Written by the wife of a magician, My Daddy’s a Magician captures the enchantment of card tricks and other magic acts from the perspective of a young child.
The concept of My Daddy’s a Magician is straightforward and effectively relayed by the title: The story is told from the perspective of a young boy whose father often performs magic tricks. The book is mostly descriptions of various tricks, such as: “I once saw daddy make a snowstorm appear from his hands, and I danced and jumped in the snow where I stand.” Or: “Things fly and disappear and then reappear behind my ear.”
Each trick is illustrated with a simple, understated drawing. The book concludes with the narrator vowing to himself become a magician one day.
While My Daddy’s a Magician captures the excitement of its young narrator at having a father who can make objects appear, float, and disappear, it doesn’t go much deeper than this. It doesn’t present stakes, obstacles, or challenges, and as a result, it fails to carry emotional weight or impart a lesson. There is also little tension to propel readers forward.

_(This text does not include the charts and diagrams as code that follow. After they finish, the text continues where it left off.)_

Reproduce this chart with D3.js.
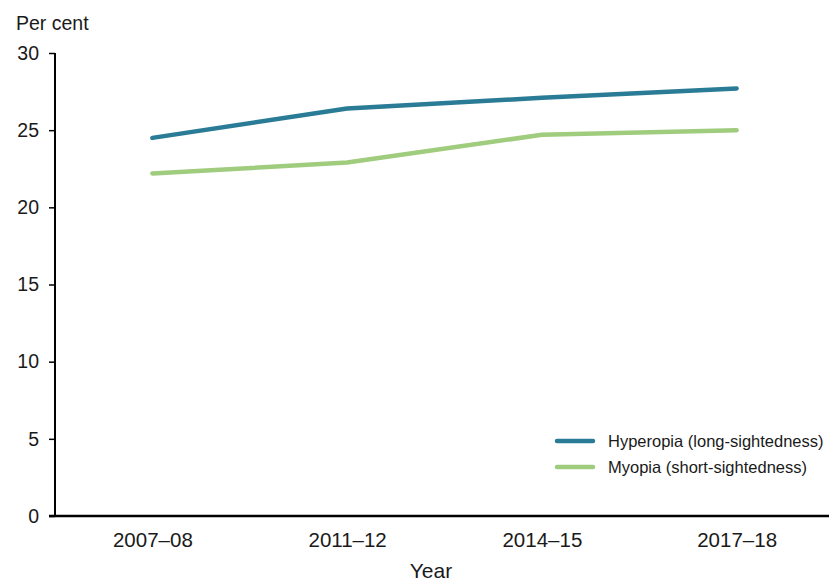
<!DOCTYPE html>
<html><head><meta charset="utf-8">
<script src="https://cdn.jsdelivr.net/npm/d3@7"></script>
<style>body{margin:0;background:#fff}svg{display:block}text{font-family:"Liberation Sans",Arial,sans-serif;fill:#1a1a1a}</style>
</head><body><svg id="c" width="829" height="582"></svg>
<script>
const categories = ["2007–08","2011–12","2014–15","2017–18"];
const hyperopia = [24.5, 26.4, 27.1, 27.7];
const myopia = [22.2, 22.9, 24.7, 25.0];
const yTicks = [0,5,10,15,20,25,30];
const seriesNames = ["Hyperopia (long-sightedness)","Myopia (short-sightedness)"];
const colors = ["#2a7b96","#a0cc7e"];

const svg = d3.select("#c");
const mLeft = 55, mRight = 834, mTop = 53, mBottom = 516;
const x = d3.scalePoint().domain(categories).range([mLeft, mRight]).padding(0.5);
const y = d3.scaleLinear().domain([0,30]).range([mBottom, mTop]);

// y axis
const ya = svg.append("g").attr("transform",`translate(${mLeft},0)`)
  .call(d3.axisLeft(y).tickValues(yTicks).tickSize(6).tickPadding(10));
ya.select(".domain").attr("stroke","#000").attr("stroke-width",2).attr("d",`M0,${mTop}V${mBottom}`);
ya.selectAll(".tick line").attr("stroke","#000").attr("stroke-width",1.5);
ya.selectAll(".tick text").attr("font-size",19.5).attr("fill","#1a1a1a").attr("font-family","Liberation Sans, Arial, sans-serif");

// x axis
const xa = svg.append("g").attr("transform",`translate(0,${mBottom})`)
  .call(d3.axisBottom(x).tickSize(0).tickPadding(16));
xa.select(".domain").attr("stroke","#000").attr("stroke-width",2.5).attr("d",`M49,0H829`);
xa.selectAll(".tick text").attr("font-size",20.5).attr("fill","#1a1a1a").attr("font-family","Liberation Sans, Arial, sans-serif");

svg.append("text").attr("x",16).attr("y",30).attr("font-size",19.5).text("Per cent");
svg.append("text").attr("x",431).attr("y",578).attr("text-anchor","middle").attr("font-size",21).text("Year");

const line = d3.line().x((d,i)=>x(categories[i])).y(d=>y(d));
[hyperopia, myopia].forEach((s,k)=>{
  svg.append("path").datum(s).attr("d",line).attr("fill","none")
    .attr("stroke",colors[k]).attr("stroke-width",4.5)
    .attr("stroke-linecap","round").attr("stroke-linejoin","round");
});

// legend
const lg = svg.append("g");
seriesNames.forEach((n,k)=>{
  const yy = 441 + k*26;
  lg.append("line").attr("x1",557).attr("x2",593).attr("y1",yy).attr("y2",yy)
    .attr("stroke",colors[k]).attr("stroke-width",4.5).attr("stroke-linecap","round");
  lg.append("text").attr("x",608).attr("y",yy+6).attr("font-size",16.5).text(n);
});
</script></body></html>
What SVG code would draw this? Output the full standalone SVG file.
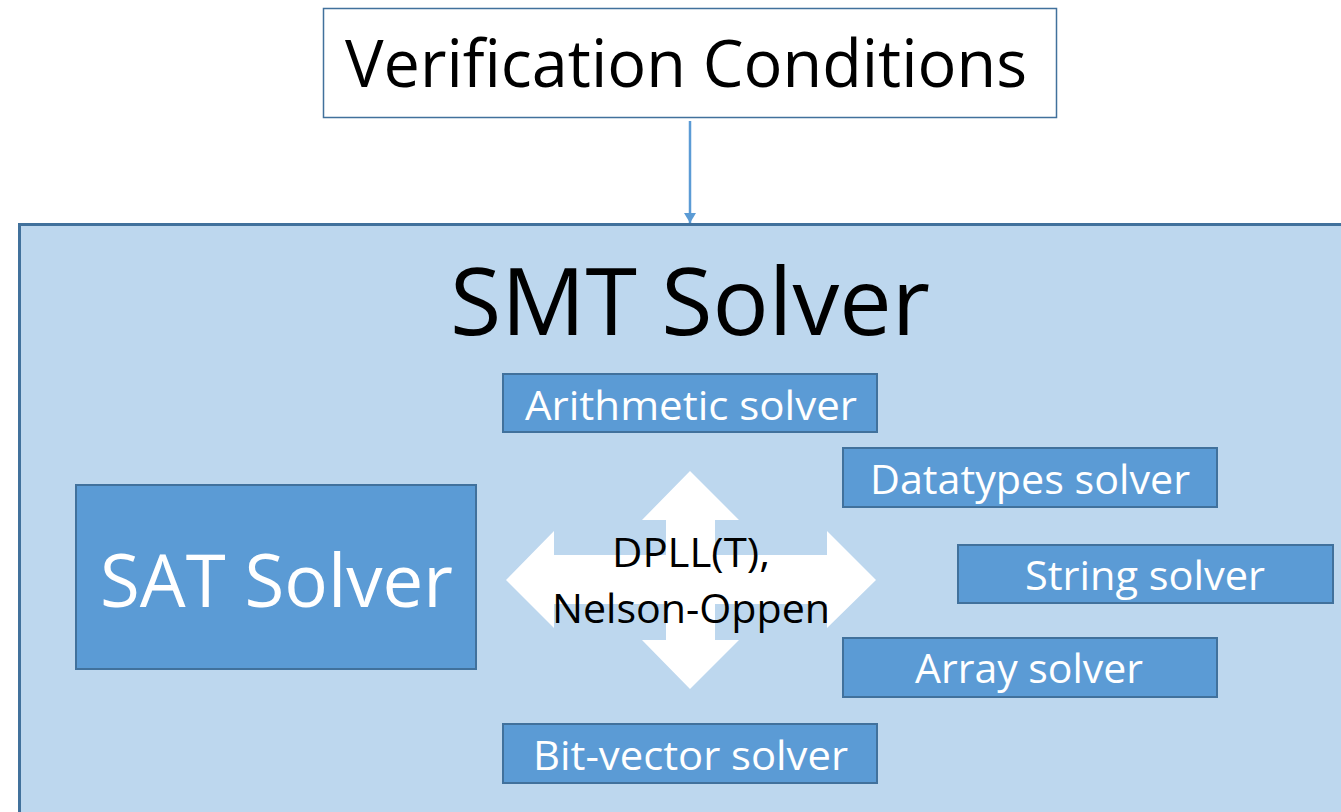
<svg xmlns="http://www.w3.org/2000/svg" width="1341" height="812" viewBox="0 0 1341 812">
  <defs>
    <style>
      .lbl { font-family: "Open Sans", "Noto Sans", "Liberation Sans", sans-serif; }
      .solver rect { fill: #5B9BD5; stroke: #41719C; stroke-width: 2; }
      .solver text { fill: #FFFFFF; font-size: 40px; text-anchor: start; }
      .dark { fill: #000000; }
    </style>
    <marker id="arrow" viewBox="0 0 10 12" refX="10" refY="6" markerWidth="14" markerHeight="12" markerUnits="userSpaceOnUse" orient="auto">
      <path d="M0,0 L10,6 L0,12 Z" fill="#5B9BD5"/>
    </marker>
  </defs>

  <rect width="1341" height="812" fill="#FFFFFF"/>

  <!-- SMT solver container -->
  <g id="smt-solver">
    <rect x="19.5" y="224.5" width="1340" height="600" fill="#BDD7EE" stroke="#41719C" stroke-width="3"/>
    <text class="lbl dark" x="450" y="335" font-size="94" textLength="480" lengthAdjust="spacingAndGlyphs">SMT Solver</text>
  </g>

  <!-- input node -->
  <g id="verification-conditions">
    <rect x="323.5" y="8.5" width="733" height="109" fill="#FFFFFF" stroke="#41719C" stroke-width="1.5"/>
    <text class="lbl dark" x="345" y="87" font-size="65" textLength="682" lengthAdjust="spacingAndGlyphs">Verification Conditions</text>
  </g>

  <!-- connectors -->
  <g id="connectors">
    <line x1="690" y1="121" x2="690" y2="223" stroke="#5B9BD5" stroke-width="2.5" marker-end="url(#arrow)"/>
  </g>

  <g id="sat-solver">
    <rect x="76" y="485" width="400" height="184" fill="#5B9BD5" stroke="#41719C" stroke-width="2"/>
    <text class="lbl" x="100" y="607" font-size="74" fill="#FFFFFF" textLength="353" lengthAdjust="spacingAndGlyphs">SAT Solver</text>
  </g>

  <!-- four-way combination arrow -->
  <g id="combination">
    <path d="M690,471 L739,520 L715,520 L715,555 L827,555 L827,531 L876,580 L827,628 L827,604 L715,604 L715,640 L739,640 L690,689 L642,640 L666,640 L666,604 L554,604 L554,628 L506,580 L554,531 L554,555 L666,555 L666,520 L642,520 Z" fill="#FFFFFF"/>
    <text class="lbl dark" x="612" y="567" font-size="41" textLength="158" lengthAdjust="spacingAndGlyphs">DPLL(T),</text>
    <text class="lbl dark" x="552" y="623" font-size="41" textLength="278" lengthAdjust="spacingAndGlyphs">Nelson-Oppen</text>
  </g>

  <g id="arithmetic-solver" class="solver">
    <rect x="503" y="374" width="374" height="58"/>
    <text class="lbl" x="525" y="420" textLength="332" lengthAdjust="spacingAndGlyphs">Arithmetic solver</text>
  </g>

  <g id="datatypes-solver" class="solver">
    <rect x="843" y="448" width="374" height="59"/>
    <text class="lbl" x="870" y="494" textLength="320" lengthAdjust="spacingAndGlyphs">Datatypes solver</text>
  </g>

  <g id="string-solver" class="solver">
    <rect x="958" y="545" width="375" height="58"/>
    <text class="lbl" x="1025" y="590" textLength="240" lengthAdjust="spacingAndGlyphs">String solver</text>
  </g>

  <g id="array-solver" class="solver">
    <rect x="843" y="638" width="374" height="59"/>
    <text class="lbl" x="915" y="683" textLength="228" lengthAdjust="spacingAndGlyphs">Array solver</text>
  </g>

  <g id="bitvector-solver" class="solver">
    <rect x="503" y="724" width="374" height="59"/>
    <text class="lbl" x="533" y="770" textLength="315" lengthAdjust="spacingAndGlyphs">Bit-vector solver</text>
  </g>
</svg>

In addition, while some passages rhyme, they aren’t arranged in stanzas to make the rhymes easy to identify. Meanwhile, some passages have no rhymes at all. The inconsistency is jarring and makes reading aloud less fluid than it could be.
A sense of awe and love infuse the pages of this book, but correcting the flaws mentioned above would greatly enhance its appeal.
Also available as an ebook.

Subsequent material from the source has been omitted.